Repeat what the lines below say, word for word, and skip every image.

Data shown:

===============

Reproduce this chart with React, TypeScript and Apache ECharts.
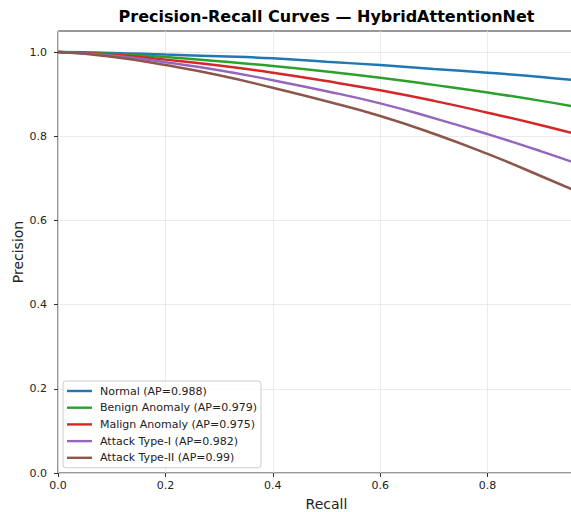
import React, { useEffect, useRef } from "react";
import * as echarts from "echarts";

const recall = [0, 0.1, 0.2, 0.3, 0.4, 0.5, 0.6, 0.7, 0.8, 0.9, 1.0];
const normal = [1.0, 0.998, 0.994, 0.99, 0.985, 0.977, 0.969, 0.96, 0.951, 0.941, 0.928];
const benign = [1.0, 0.996, 0.988, 0.978, 0.967, 0.954, 0.939, 0.922, 0.904, 0.884, 0.862];
const malign = [1.0, 0.994, 0.982, 0.968, 0.951, 0.931, 0.909, 0.884, 0.856, 0.826, 0.793];
const attack1 = [1.0, 0.992, 0.976, 0.957, 0.933, 0.907, 0.878, 0.843, 0.805, 0.764, 0.72];
const attack2 = [1.0, 0.989, 0.969, 0.945, 0.915, 0.883, 0.848, 0.806, 0.758, 0.705, 0.65];

const seriesNames = [
  "Normal (AP=0.988)",
  "Benign Anomaly (AP=0.979)",
  "Malign Anomaly (AP=0.975)",
  "Attack Type-I (AP=0.982)",
  "Attack Type-II (AP=0.99)",
];
const seriesValues = [normal, benign, malign, attack1, attack2];
const colors = ["#1f77b4", "#2ca02c", "#d62728", "#9467bd", "#8c564b"];
const yTicks = [0, 0.2, 0.4, 0.6, 0.8, 1.0];
const xTicks = [0, 0.2, 0.4, 0.6, 0.8, 1.0];
const xLabels = [0, 0.2, 0.4, 0.6, 0.8];

const FONT = "DejaVu Sans";

export default function App() {
  const ref = useRef<HTMLDivElement>(null);
  useEffect(() => {
    if (!ref.current) return;
    const chart = echarts.init(ref.current, undefined, { renderer: "svg" });
    const fmt = (v: number) =>
      Math.abs(v * 5 - Math.round(v * 5)) > 1e-6 ? "" : v.toFixed(1);
    chart.setOption({
      animation: false,
      backgroundColor: "#ffffff",
      textStyle: { fontFamily: FONT },
      graphic: [
        {
          type: "text",
          x: 326.5,
          y: 8,
          style: {
            text: "Precision-Recall Curves — HybridAttentionNet",
            textAlign: "center",
            textVerticalAlign: "top",
            font: `bold 16px "${FONT}"`,
            fill: "#000",
          },
        },
      ],
      grid: {
        left: 58,
        top: 31,
        bottom: 39,
        right: 25,
        show: true,
        borderColor: "#333",
        borderWidth: 1,
        backgroundColor: "transparent",
        containLabel: false,
        outerBoundsMode: "none",
      },
      legend: {
        orient: "vertical",
        left: 63,
        top: 381,
        padding: [4, 4, 4, 4],
        itemWidth: 25,
        itemHeight: 12,
        itemGap: 4.7,
        icon: "path://M0,0H25V2.4H0Z",
        backgroundColor: "rgba(255,255,255,0.8)",
        borderColor: "#cccccc",
        borderWidth: 1,
        borderRadius: 3,
        textStyle: {
          fontFamily: FONT,
          fontSize: 11,
          color: "#222",
          lineHeight: 12,
          padding: [0, 0, 0, 3],
        },
        data: seriesNames,
      },
      xAxis: {
        type: "value",
        min: 0,
        max: 1,
        interval: 0.2,
        name: "Recall",
        nameLocation: "middle",
        nameGap: 24,
        nameMoveOverlap: false,
        nameTextStyle: { fontFamily: FONT, fontSize: 14, color: "#222" },
        axisLine: { show: false },
        axisTick: {
          show: true,
          length: 4,
          lineStyle: { color: "#333", width: 1 },
          customValues: xTicks,
        },
        axisLabel: {
          fontFamily: FONT,
          fontSize: 11,
          color: "#222",
          margin: 7,
          formatter: fmt,
          customValues: xLabels,
        },
        splitLine: { show: true, lineStyle: { color: "#e6e6e6", width: 0.8 } },
      },
      yAxis: {
        type: "value",
        min: 0,
        max: 1.05,
        interval: 0.2,
        name: "Precision",
        nameLocation: "middle",
        nameGap: 33,
        nameMoveOverlap: false,
        nameRotate: 90,
        nameTextStyle: { fontFamily: FONT, fontSize: 14, color: "#222" },
        axisLine: { show: false },
        axisTick: {
          show: true,
          length: 4,
          lineStyle: { color: "#333", width: 1 },
          customValues: yTicks,
        },
        axisLabel: {
          fontFamily: FONT,
          fontSize: 11,
          color: "#222",
          margin: 11,
          formatter: fmt,
          customValues: yTicks,
        },
        splitLine: { show: true, lineStyle: { color: "#e6e6e6", width: 0.8 } },
      },
      series: seriesNames.map((name, i) => ({
        name,
        type: "line",
        data: recall.map((r, j) => [r, seriesValues[i][j]]),
        smooth: 0.5,
        symbol: "none",
        showSymbol: false,
        clip: true,
        color: colors[i],
        itemStyle: { color: colors[i] },
        lineStyle: { color: colors[i], width: 2.5 },
        z: 3 + i,
      })),
    });
    return () => chart.dispose();
  }, []);
  return (
    <div style={{ position: "fixed", left: 0, top: 0, width: 571, height: 512, overflow: "hidden", background: "#fff" }}>
      <div ref={ref} style={{ width: 620, height: 512 }} />
    </div>
  );
}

===============

Full solution:
Reproduce this chart with React, TypeScript and Apache ECharts.
import React, { useEffect, useRef } from "react";
import * as echarts from "echarts";

const recall = [0, 0.1, 0.2, 0.3, 0.4, 0.5, 0.6, 0.7, 0.8, 0.9, 1.0];
const normal = [1.0, 0.998, 0.994, 0.99, 0.985, 0.977, 0.969, 0.96, 0.951, 0.941, 0.928];
const benign = [1.0, 0.996, 0.988, 0.978, 0.967, 0.954, 0.939, 0.922, 0.904, 0.884, 0.862];
const malign = [1.0, 0.994, 0.982, 0.968, 0.951, 0.931, 0.909, 0.884, 0.856, 0.826, 0.793];
const attack1 = [1.0, 0.992, 0.976, 0.957, 0.933, 0.907, 0.878, 0.843, 0.805, 0.764, 0.72];
const attack2 = [1.0, 0.989, 0.969, 0.945, 0.915, 0.883, 0.848, 0.806, 0.758, 0.705, 0.65];

const seriesNames = [
  "Normal (AP=0.988)",
  "Benign Anomaly (AP=0.979)",
  "Malign Anomaly (AP=0.975)",
  "Attack Type-I (AP=0.982)",
  "Attack Type-II (AP=0.99)",
];
const seriesValues = [normal, benign, malign, attack1, attack2];
const colors = ["#1f77b4", "#2ca02c", "#d62728", "#9467bd", "#8c564b"];
const yTicks = [0, 0.2, 0.4, 0.6, 0.8, 1.0];
const xTicks = [0, 0.2, 0.4, 0.6, 0.8, 1.0];
const xLabels = [0, 0.2, 0.4, 0.6, 0.8];

const FONT = "DejaVu Sans";

export default function App() {
  const ref = useRef<HTMLDivElement>(null);
  useEffect(() => {
    if (!ref.current) return;
    const chart = echarts.init(ref.current, undefined, { renderer: "svg" });
    const fmt = (v: number) =>
      Math.abs(v * 5 - Math.round(v * 5)) > 1e-6 ? "" : v.toFixed(1);
    chart.setOption({
      animation: false,
      backgroundColor: "#ffffff",
      textStyle: { fontFamily: FONT },
      graphic: [
        {
          type: "text",
          x: 326.5,
          y: 8,
          style: {
            text: "Precision-Recall Curves — HybridAttentionNet",
            textAlign: "center",
            textVerticalAlign: "top",
            font: `bold 16px "${FONT}"`,
            fill: "#000",
          },
        },
      ],
      grid: {
        left: 58,
        top: 31,
        bottom: 39,
        right: 25,
        show: true,
        borderColor: "#333",
        borderWidth: 1,
        backgroundColor: "transparent",
        containLabel: false,
        outerBoundsMode: "none",
      },
      legend: {
        orient: "vertical",
        left: 63,
        top: 381,
        padding: [4, 4, 4, 4],
        itemWidth: 25,
        itemHeight: 12,
        itemGap: 4.7,
        icon: "path://M0,0H25V2.4H0Z",
        backgroundColor: "rgba(255,255,255,0.8)",
        borderColor: "#cccccc",
        borderWidth: 1,
        borderRadius: 3,
        textStyle: {
          fontFamily: FONT,
          fontSize: 11,
          color: "#222",
          lineHeight: 12,
          padding: [0, 0, 0, 3],
        },
        data: seriesNames,
      },
      xAxis: {
        type: "value",
        min: 0,
        max: 1,
        interval: 0.2,
        name: "Recall",
        nameLocation: "middle",
        nameGap: 24,
        nameMoveOverlap: false,
        nameTextStyle: { fontFamily: FONT, fontSize: 14, color: "#222" },
        axisLine: { show: false },
        axisTick: {
          show: true,
          length: 4,
          lineStyle: { color: "#333", width: 1 },
          customValues: xTicks,
        },
        axisLabel: {
          fontFamily: FONT,
          fontSize: 11,
          color: "#222",
          margin: 7,
          formatter: fmt,
          customValues: xLabels,
        },
        splitLine: { show: true, lineStyle: { color: "#e6e6e6", width: 0.8 } },
      },
      yAxis: {
        type: "value",
        min: 0,
        max: 1.05,
        interval: 0.2,
        name: "Precision",
        nameLocation: "middle",
        nameGap: 33,
        nameMoveOverlap: false,
        nameRotate: 90,
        nameTextStyle: { fontFamily: FONT, fontSize: 14, color: "#222" },
        axisLine: { show: false },
        axisTick: {
          show: true,
          length: 4,
          lineStyle: { color: "#333", width: 1 },
          customValues: yTicks,
        },
        axisLabel: {
          fontFamily: FONT,
          fontSize: 11,
          color: "#222",
          margin: 11,
          formatter: fmt,
          customValues: yTicks,
        },
        splitLine: { show: true, lineStyle: { color: "#e6e6e6", width: 0.8 } },
      },
      series: seriesNames.map((name, i) => ({
        name,
        type: "line",
        data: recall.map((r, j) => [r, seriesValues[i][j]]),
        smooth: 0.5,
        symbol: "none",
        showSymbol: false,
        clip: true,
        color: colors[i],
        itemStyle: { color: colors[i] },
        lineStyle: { color: colors[i], width: 2.5 },
        z: 3 + i,
      })),
    });
    return () => chart.dispose();
  }, []);
  return (
    <div style={{ position: "fixed", left: 0, top: 0, width: 571, height: 512, overflow: "hidden", background: "#fff" }}>
      <div ref={ref} style={{ width: 620, height: 512 }} />
    </div>
  );
}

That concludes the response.